O dossiê diz que Éder teria ficado desempregado por um período até que um amigo em comum o apresentou ao recém-eleito governador Blairo Maggi. Já no governo, Éder montou o projeto que criou a MT Fomento. “Foi onde tudo começou”.

 

Eu já ouvi falar desse material, mas não o conheço. Eu reitero o que tenho dito sempre, que o Éder é inocente

Locatelli evita falar

 

Procurado pelo Midianews, o empresário Aldo Locatelli disse que não queria, por enquanto, tecer nenhum comentário adicional sobre o dossiê.

 

“Isso já me trouxe muito problema”, afirmou, por telefone. Ele é inimigo declarado de Éder – e a recíproca é verdadeira.

 

Ambos já trocaram, publicamente, acusações pesadas. E mesmo não querendo falar agora, o dossiê traz o que, talvez, ele pense a respeito de seu desafeto.

 

“Éder é uma pessoa extremamente, fria, calculista e dissimulada.
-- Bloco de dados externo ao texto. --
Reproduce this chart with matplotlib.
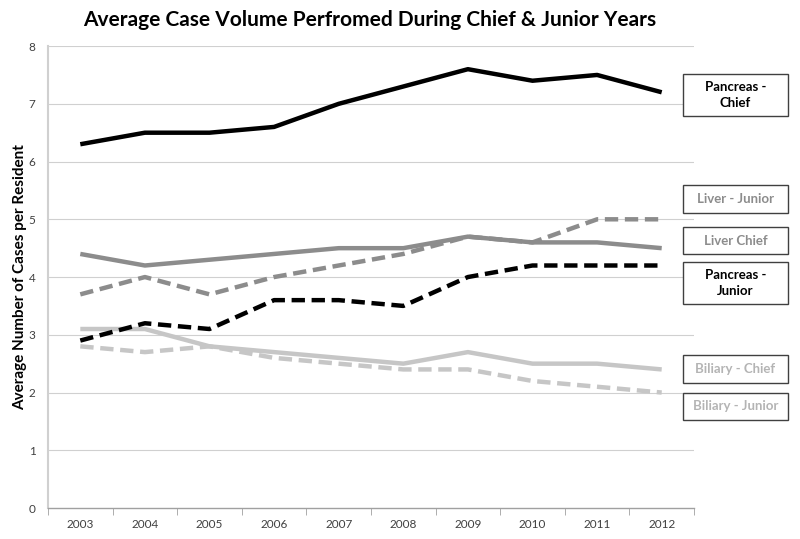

É mestre em usar as pessoas quando lhe convém – e depois descartá-las a hora que acha que deve, independente de quem seja”, diz o documento.

 

“Pode-se comparar Éder a um psicopata. É maquiavélico, faz jogo duplo, é mestre em colocar uma pessoa contra a outra. Faz o que for preciso para se dar bem, é super ambicioso e falso. Ao mesmo tempo em que está batendo nas suas costas dizendo que é companheiro, irmão, amigo, é mentira (sic), está te traindo, falando mal de você, inventando mentiras a seu respeito, e mentiras maldosas”, continua o documento.

 

“Exemplo: quando ele diz que a uma pessoa que o ajudou no passado, que é eternamente grato por tudo, é tudo mentira. Se for preciso ele prejudica essa pessoa, não pensa duas vezes. Nunca ajuda ninguém se não for por interesse próprio, ou para aquela pessoa ficar refém e na mão dele (...)”.

 

Segundo o dossiê, Éder Moraes, “acima de tudo e de todos, dá valor a dinheiro e poder: acima de pai e mãe, esposa e filhos, parentes e amigos”.

 

Outro lado

 

Por telefone, o advogado Ricardo Spinelli, que representa Éder Moraes, disse que não faria comentário sobre o dossiê, pois não teria "conhecimento formal" a respeito do documento.

 

"Eu já ouvi falar desse material, mas não o conheço. Eu reitero o que tenho dito sempre, que o Éder é inocente".